Here is a summary of recommendations for handling maintenance events, by cloud platform:
Cloud Platform | Live Migration / Memory Preserving Maintenance Mode | Uninterrupted Clock Support via PTP | Outline for Handling Maintenance Events |
---|---|---|---|
AWS | Not available | Supported. However, the EC2 hardware clock does not smear time, i.e. does not meet time smoothing requirement. | Memory preserving maintenance is not available. Follow special provisions for AWS EC2. |
GCP | Supported | Not available | Uninterrupted clock is not available in GCE, therefore CockroachDB VMs can not be allowed to live migrate. Follow special provisions for GCE. |
Azure | Supported | Supported. However, the Azure hardware clock does not meet time smoothing requirement. | Azure-provided uninterrupted clock does not smooth the leap second. Therefore CockroachDB VMs can not be allowed to live migrate, at least near a leap second adjustment events. Follow special provisions for Azure. |
VMware | Supported (vMotion) | Supported. vSphere ESXi servers shall use time synchronization sources configured with time smoothing for leap second handling. | Live Migration (vMotion) is supported. Follow instructions in CockroachDB on VMware vSphere white paper. |
✅ Perform a proactive rolling (one-at-a-time) CockroachDB nodes restart, stopping-and-starting or rebooting each CockroachDB VM scheduled for maintenance, depending on the root volume being EBS or instance store. This procedure must be executed during the scheduled maintenance event window, upon receiving a scheduled maintenance event notification. Operators can create custom maintenance event windows to avoid maintenance during peak database use periods. A stop-and-start or reboot of a VM scheduled for maintenance will relocate it to a new underlying hardware host.

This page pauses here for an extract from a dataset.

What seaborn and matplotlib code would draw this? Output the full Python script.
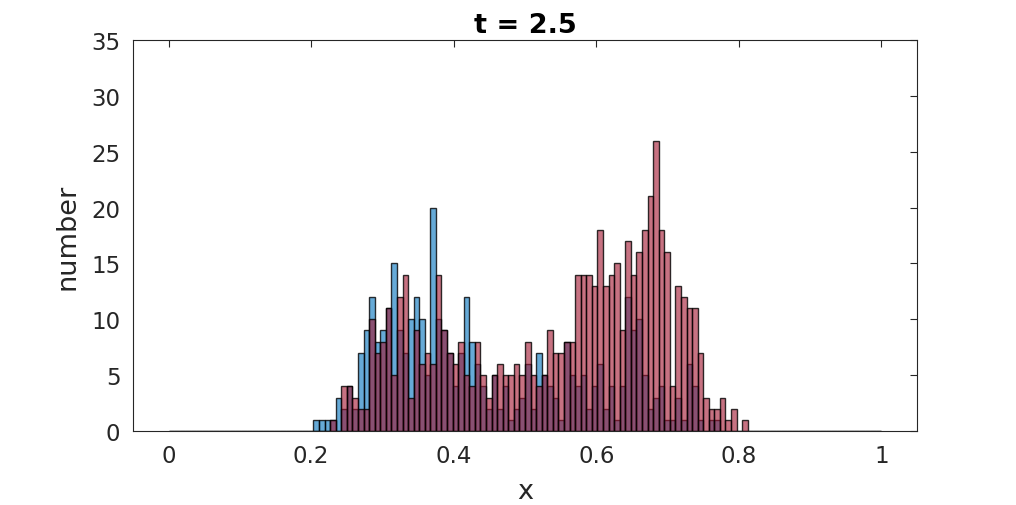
import numpy as np
import pandas as pd
import seaborn as sns
import matplotlib
matplotlib.use("Agg")
import matplotlib.pyplot as plt

# histogram counts, 128 equal bins on [0, 1], first non-empty bin is index 26
first_bin = 26
n_bins = 128
blue_counts = [1, 1, 1, 1, 3, 2, 4, 2, 7, 9,
               12, 8, 9, 11, 15, 9, 7, 10, 12, 10,
               5, 20, 10, 9, 7, 4, 7, 12, 8, 6,
               4, 2, 5, 2, 4, 1, 2, 3, 6, 2,
               7, 5, 4, 3, 1, 8, 5, 4, 5, 2,
               4, 6, 2, 4, 1, 4, 12, 9, 10, 5,
               2, 3, 4, 1, 1, 3, 1, 6, 4, 1,
               0, 1, 1, 0, 0, 0, 0, 0]
red_counts = [0, 0, 0, 1, 0, 4, 4, 3, 2, 2,
              10, 7, 8, 11, 5, 12, 14, 3, 9, 6,
              7, 6, 14, 9, 7, 6, 8, 5, 4, 8,
              5, 3, 5, 6, 5, 5, 6, 5, 8, 5,
              4, 5, 9, 7, 7, 8, 8, 14, 14, 14,
              13, 18, 13, 14, 15, 9, 17, 14, 16, 18,
              21, 26, 18, 16, 4, 13, 12, 11, 11, 7,
              3, 2, 2, 3, 1, 2, 0, 1]
x_ticks = [0, 0.2, 0.4, 0.6, 0.8, 1]
x_tick_labels = ["0", "0.2", "0.4", "0.6", "0.8", "1"]
y_ticks = [0, 5, 10, 15, 20, 25, 30, 35]

width = 1.0 / n_bins
centers = (np.arange(n_bins) + 0.5) * width
blue_full = np.zeros(n_bins)
red_full = np.zeros(n_bins)
blue_full[first_bin:first_bin + len(blue_counts)] = blue_counts
red_full[first_bin:first_bin + len(red_counts)] = red_counts
df_blue = pd.DataFrame({"x": centers, "n": blue_full})
df_red = pd.DataFrame({"x": centers, "n": red_full})

sns.set_style("white")
plt.rcParams["font.family"] = ["DejaVu Sans"]

fig = plt.figure(figsize=(10.16, 5.06), dpi=100)
ax = fig.add_axes([0.1309, 0.1462, 0.7717, 0.7727])

blue = (0, 0.447, 0.741)
red = (0.635, 0.078, 0.184)
sns.histplot(data=df_blue, x="x", weights="n", binwidth=width, binrange=(0, 1),
             color=blue, alpha=0.6, edgecolor=(0, 0, 0, 0.8), linewidth=1.0, ax=ax)
sns.histplot(data=df_red, x="x", weights="n", binwidth=width, binrange=(0, 1),
             color=red, alpha=0.6, edgecolor=(0, 0, 0, 0.8), linewidth=1.0, ax=ax)

text_col = (0.15, 0.15, 0.15)
ax.set_xlim(-0.05, 1.05)
ax.set_ylim(0, 35)
ax.set_xticks(x_ticks)
ax.set_xticklabels(x_tick_labels)
ax.set_yticks(y_ticks)
ax.tick_params(direction="in", length=5, width=0.8, top=True, right=True,
               labelsize=16.5, colors=text_col, pad=9)
for s in ax.spines.values():
    s.set_color(text_col)
    s.set_linewidth(0.8)
ax.set_xlabel("x", fontsize=19.5, color=text_col, labelpad=8)
ax.set_ylabel("number", fontsize=19.5, color=text_col, labelpad=8)
ax.set_title("t = 2.5", fontsize=19.5, fontweight="bold", color="black", pad=6)

fig.savefig("out.png", dpi=100)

👉 By default, the GCE VM types that run CockroachDB nodes are set to live migrate during maintenance. However, uninterrupted clock is not available to CockroachDB VMs in GCE. Therefore operators must disable live migrations for all CockroachDB VMs by explicitly setting the host maintenance policy from
MIGRATGE
toTERMINATE
. CRL recommends disabling live migrations during each CockroachDB VM instance creation. If that's not possible, disable live migrations by updating the host maintenance policy of all existing CockroachDB VM instances.✅ CockroachDB operators are advised to monitor the upcoming maintenance notifications and manually trigger CockroachDB VM maintenance after orderly stopping CockroachDB node and ensuring only one node is down for maintenance at a time.
👉 The Azure VM types that are typically selected to run CockroachDB nodes are eligible for live migration during maintenance. Azure chooses the update mechanism that's least impactful to customer VMs. Since uninterrupted clock is not available to CockroachDB VMs in Azure, operators must disable live migrations for all CockroachDB VMs.
✅ CockroachDB operators are advised to monitor the upcoming maintenance notifications and manually start maintenance of affected CockroachDB VM during a self-service window. Operators can guarantee non-disruptive applications connections failover and failback by orderly stopping CockroachDB nodes and ensuring only one node is down for maintenance at a time.
✅ Follow detailed instructions in the CockroachDB on VMware vSphere white paper.